Наконец, едва ли можно отрицать наличие не только одноотраслевых, но и комплексных кодексов, состоящих из норм различной отраслевой принадлежности. Типичный тому пример - кодексы в области охраны и использования природных ресурсов. Наличие таких кодексов можно только приветствовать, поскольку их появление свидетельствует о попытках законодателя состыковать в одном законодательном акте нормы частного и публичного права. Разобщенность этих норм остается ахиллесовой пятой всего нашего законодательства. Их стыковка, притирка друг к другу должны стать альфой и омегой нашей законодательной политики. Публично-правовые нормы можно найти и в других частях Кодекса, в том числе в его общих положениях. По мере совершенствования ГК РФ, в том числе кодифицированного в нем законодательства о юридических лицах, вещных правах и др., публично-правовых норм в рамках ГК РФ будет становиться все больше, что можно приветствовать.

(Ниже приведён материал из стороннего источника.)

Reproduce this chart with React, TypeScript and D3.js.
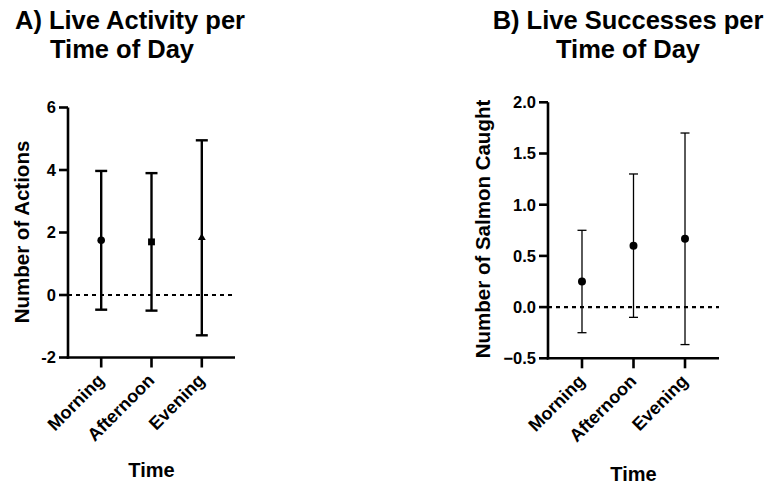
import React from "react";
import * as d3 from "d3";

const categories = ["Morning", "Afternoon", "Evening"];

const activityMean = [1.75, 1.7, 1.83];
const activitySD = [2.22, 2.2, 3.12];
const activityTicks = [-2, 0, 2, 4, 6];

const salmonMean = [0.25, 0.6, 0.667];
const salmonSD = [0.5, 0.7, 1.033];
const salmonTicks = [-0.5, 0, 0.5, 1.0, 1.5, 2.0];

const FONT = "'Liberation Sans', Arial, Helvetica, sans-serif";

type PanelProps = {
  titleLines: string[];
  titleCenters: number[];
  titleBaselines: number[];
  yLabel: string;
  yLabelX: number;
  yLabelY: number;
  xLabelY: number;
  x0: number;
  x1: number;
  yTop: number;
  yBottom: number;
  domain: [number, number];
  ticks: number[];
  tickFmt: (v: number) => string;
  means: number[];
  sds: number[];
  symbols: string[];
  barWidth: number;
  capWidth: number;
  markerSize: number;
};

function Panel(p: PanelProps) {
  const x = d3.scalePoint<string>().domain(categories).range([p.x0, p.x1]).padding(0.66);
  const y = d3.scaleLinear().domain(p.domain).range([p.yBottom, p.yTop]);
  const symGen = (name: string) => {
    const t = name === "square" ? d3.symbolSquare : name === "triangle" ? d3.symbolTriangle : d3.symbolCircle;
    return d3.symbol().type(t).size(p.markerSize * (name === "triangle" ? 0.6 : name === "square" ? 1.05 : 1))();
  };
  const axisY = p.yBottom;
  return (
    <g>
      <text fontSize={25.5} fontWeight="bold" fontFamily={FONT} textAnchor="middle">
        {p.titleLines.map((t, i) => (
          <tspan key={t} x={p.titleCenters[i]} y={p.titleBaselines[i]}>
            {t}
          </tspan>
        ))}
      </text>
      {/* zero line */}
      <line x1={p.x0} x2={p.x1} y1={y(0)} y2={y(0)} stroke="#000" strokeWidth={2.2} strokeDasharray="4,4" />
      {/* y axis */}
      <line x1={p.x0} x2={p.x0} y1={p.yTop} y2={axisY + 1.25} stroke="#000" strokeWidth={2.6} />
      {p.ticks.map((t) => (
        <g key={t}>
          <line x1={p.x0 - 9} x2={p.x0} y1={y(t)} y2={y(t)} stroke="#000" strokeWidth={2.6} />
          <text x={p.x0 - 12} y={y(t)} dy="0.36em" textAnchor="end" fontSize={16.5} fontWeight="bold" fontFamily={FONT}>
            {p.tickFmt(t)}
          </text>
        </g>
      ))}
      {/* x axis */}
      <line x1={p.x0 - 1.3} x2={p.x1} y1={axisY} y2={axisY} stroke="#000" strokeWidth={2.6} />
      {categories.map((c) => (
        <g key={c}>
          <line x1={x(c)} x2={x(c)} y1={axisY} y2={axisY + 10} stroke="#000" strokeWidth={2.6} />
          <text
            transform={`translate(${(x(c) as number) + 4},${axisY + 24}) rotate(-45)`}
            textAnchor="end"
            fontSize={18}
            fontWeight="bold"
            fontFamily={FONT}
          >
            {c}
          </text>
        </g>
      ))}
      {/* error bars */}
      {categories.map((c, i) => {
        const cx = x(c) as number;
        const hi = y(p.means[i] + p.sds[i]);
        const lo = y(p.means[i] - p.sds[i]);
        return (
          <g key={c}>
            <line x1={cx} x2={cx} y1={hi} y2={lo} stroke="#000" strokeWidth={p.barWidth} />
            <line x1={cx - p.capWidth / 2} x2={cx + p.capWidth / 2} y1={hi} y2={hi} stroke="#000" strokeWidth={p.barWidth} />
            <line x1={cx - p.capWidth / 2} x2={cx + p.capWidth / 2} y1={lo} y2={lo} stroke="#000" strokeWidth={p.barWidth} />
            <path d={symGen(p.symbols[i]) as string} transform={`translate(${cx},${y(p.means[i])})`} fill="#000" />
          </g>
        );
      })}
      {/* axis titles */}
      <text transform={`translate(${p.yLabelX},${p.yLabelY}) rotate(-90)`} textAnchor="middle" fontSize={20.5} fontWeight="bold" fontFamily={FONT}>
        {p.yLabel}
      </text>
      <text x={(p.x0 + p.x1) / 2} y={p.xLabelY} textAnchor="middle" fontSize={20} fontWeight="bold" fontFamily={FONT}>
        Time
      </text>
    </g>
  );
}

export default function App() {
  return (
    <svg width={772} height={487} style={{ position: "absolute", left: 0, top: 0, background: "#fff" }}>
      <rect width={772} height={487} fill="#fff" />
      <Panel
        titleLines={["A) Live Activity per", "Time of Day"]}
        titleCenters={[130, 122]}
        titleBaselines={[29, 57.5]}
        yLabel="Number of Actions"
        yLabelX={29}
        yLabelY={232}
        xLabelY={477}
        x0={68}
        x1={235}
        yTop={107.5}
        yBottom={357.5}
        domain={[-2, 6]}
        ticks={activityTicks}
        tickFmt={(v) => String(v)}
        means={activityMean}
        sds={activitySD}
        symbols={["circle", "square", "triangle"]}
        barWidth={2.4}
        capWidth={12}
        markerSize={45}
      />
      <Panel
        titleLines={["B) Live Successes per", "Time of Day"]}
        titleCenters={[628, 628]}
        titleBaselines={[29, 57.5]}
        yLabel="Number of Salmon Caught"
        yLabelX={490}
        yLabelY={229}
        xLabelY={481}
        x0={548}
        x1={719}
        yTop={102.3}
        yBottom={358.3}
        domain={[-0.5, 2.0]}
        ticks={salmonTicks}
        tickFmt={(v) => d3.format(".1f")(v)}
        means={salmonMean}
        sds={salmonSD}
        symbols={["circle", "circle", "circle"]}
        barWidth={1.3}
        capWidth={9}
        markerSize={50}
      />
    </svg>
  );
}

Таким образом, в принципе путь совершенствования законодательства об интеллектуальной собственности, который избрал законодатель, следует поддержать и одобрить.

Теперь предстоит разобраться в том, соответствует ли этот путь Конституции РФ и принятым на себя Российской Федерацией международным обязательствам.

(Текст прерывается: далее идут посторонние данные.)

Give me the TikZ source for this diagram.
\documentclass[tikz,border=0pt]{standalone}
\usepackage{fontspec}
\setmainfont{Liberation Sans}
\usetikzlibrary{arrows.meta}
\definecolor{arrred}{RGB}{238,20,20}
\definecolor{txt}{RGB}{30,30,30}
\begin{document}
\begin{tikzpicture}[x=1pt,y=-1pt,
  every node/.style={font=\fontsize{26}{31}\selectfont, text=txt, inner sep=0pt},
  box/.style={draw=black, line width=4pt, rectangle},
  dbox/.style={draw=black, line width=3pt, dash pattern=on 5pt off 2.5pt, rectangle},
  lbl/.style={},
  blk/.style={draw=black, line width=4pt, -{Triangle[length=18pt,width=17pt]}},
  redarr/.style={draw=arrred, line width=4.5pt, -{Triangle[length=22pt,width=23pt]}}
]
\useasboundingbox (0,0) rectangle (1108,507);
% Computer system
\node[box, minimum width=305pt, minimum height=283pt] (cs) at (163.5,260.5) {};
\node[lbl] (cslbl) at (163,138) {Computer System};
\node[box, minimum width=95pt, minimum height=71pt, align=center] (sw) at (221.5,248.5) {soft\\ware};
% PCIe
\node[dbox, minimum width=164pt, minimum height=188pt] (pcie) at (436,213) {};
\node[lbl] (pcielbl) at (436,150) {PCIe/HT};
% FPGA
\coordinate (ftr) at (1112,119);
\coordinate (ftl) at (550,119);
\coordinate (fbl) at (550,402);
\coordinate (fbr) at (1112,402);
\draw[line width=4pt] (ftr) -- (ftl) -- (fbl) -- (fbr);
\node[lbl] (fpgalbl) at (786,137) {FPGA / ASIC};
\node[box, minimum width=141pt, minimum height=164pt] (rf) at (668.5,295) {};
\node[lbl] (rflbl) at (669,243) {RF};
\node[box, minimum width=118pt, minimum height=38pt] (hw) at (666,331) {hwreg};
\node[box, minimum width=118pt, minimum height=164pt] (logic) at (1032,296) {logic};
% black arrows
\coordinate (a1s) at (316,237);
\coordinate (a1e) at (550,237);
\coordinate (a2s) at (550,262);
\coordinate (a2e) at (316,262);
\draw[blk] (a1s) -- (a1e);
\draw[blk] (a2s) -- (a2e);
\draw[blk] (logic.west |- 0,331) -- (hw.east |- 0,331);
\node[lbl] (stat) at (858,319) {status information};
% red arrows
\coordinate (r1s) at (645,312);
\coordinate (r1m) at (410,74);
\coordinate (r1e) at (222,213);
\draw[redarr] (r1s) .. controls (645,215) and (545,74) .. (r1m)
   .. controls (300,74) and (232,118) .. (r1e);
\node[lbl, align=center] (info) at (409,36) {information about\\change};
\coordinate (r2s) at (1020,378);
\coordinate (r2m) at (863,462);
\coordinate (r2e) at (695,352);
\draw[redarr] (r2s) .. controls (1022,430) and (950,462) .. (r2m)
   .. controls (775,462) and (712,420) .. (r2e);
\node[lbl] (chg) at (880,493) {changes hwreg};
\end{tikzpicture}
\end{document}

В учебнике гражданского права, изданном под редакцией А.П. Сергеева (он же автор соответствующего раздела учебника), на этот вопрос в категорической форме дан отрицательный ответ. Окончательный приговор вынесен на с. 133: "...идея кодификации норм об интеллектуальной собственности в части четвертой Гражданского кодекса не отвечала потребностям общественной жизни". А в сноске на с. 131 отмечается, что "идея о включении всего законодательства об интеллектуальной собственности в Гражданский кодекс не только является ошибочной, но и практически неосуществимой" (приводится в редакции автора).

Еще ранее до сведения студентов и других лиц, на которых рассчитан учебник, доводится, что "данное решение было фактически навязано российскому обществу узкой группой лиц, сумевших заручиться поддержкой властных структур" (с. 108). Вот так, ни много ни мало! После этого действительно впору обращаться в Конституционный Суд Российской Федерации с заявлением о признании части четвертой ГК РФ не подлежащей применению как противоречащей Конституции и принятым на себя Российской Федерацией международным обязательствам.

В свете приведенных из цитируемого учебника выдержек более чем двусмысленно выглядит сноска 2 на с. 105: "Учитывая, что учебная литература не предназначена для ведения дискуссий, нами приводятся лишь некоторые соображения по затронутому вопросу без подробной их аргументации". Приведенные выдержки (а их число легко умножить) свидетельствуют об обратном: редактор учебника, он же и автор его соответствующего раздела, единолично решил, что учебник является подходящим местом для сведения счетов со своими оппонентами, а заодно и с поддержавшими их представителями властных структур. Поначалу по прочтении этих обвинений берет оторопь. Однако по мере того, как вчитываешься в них и сопоставляешь с другими положениями учебника, приходишь к выводу, что они либо построены на песке, либо вступают в противоречие с другими положениями того же учебника, зачастую расположенными по соседству.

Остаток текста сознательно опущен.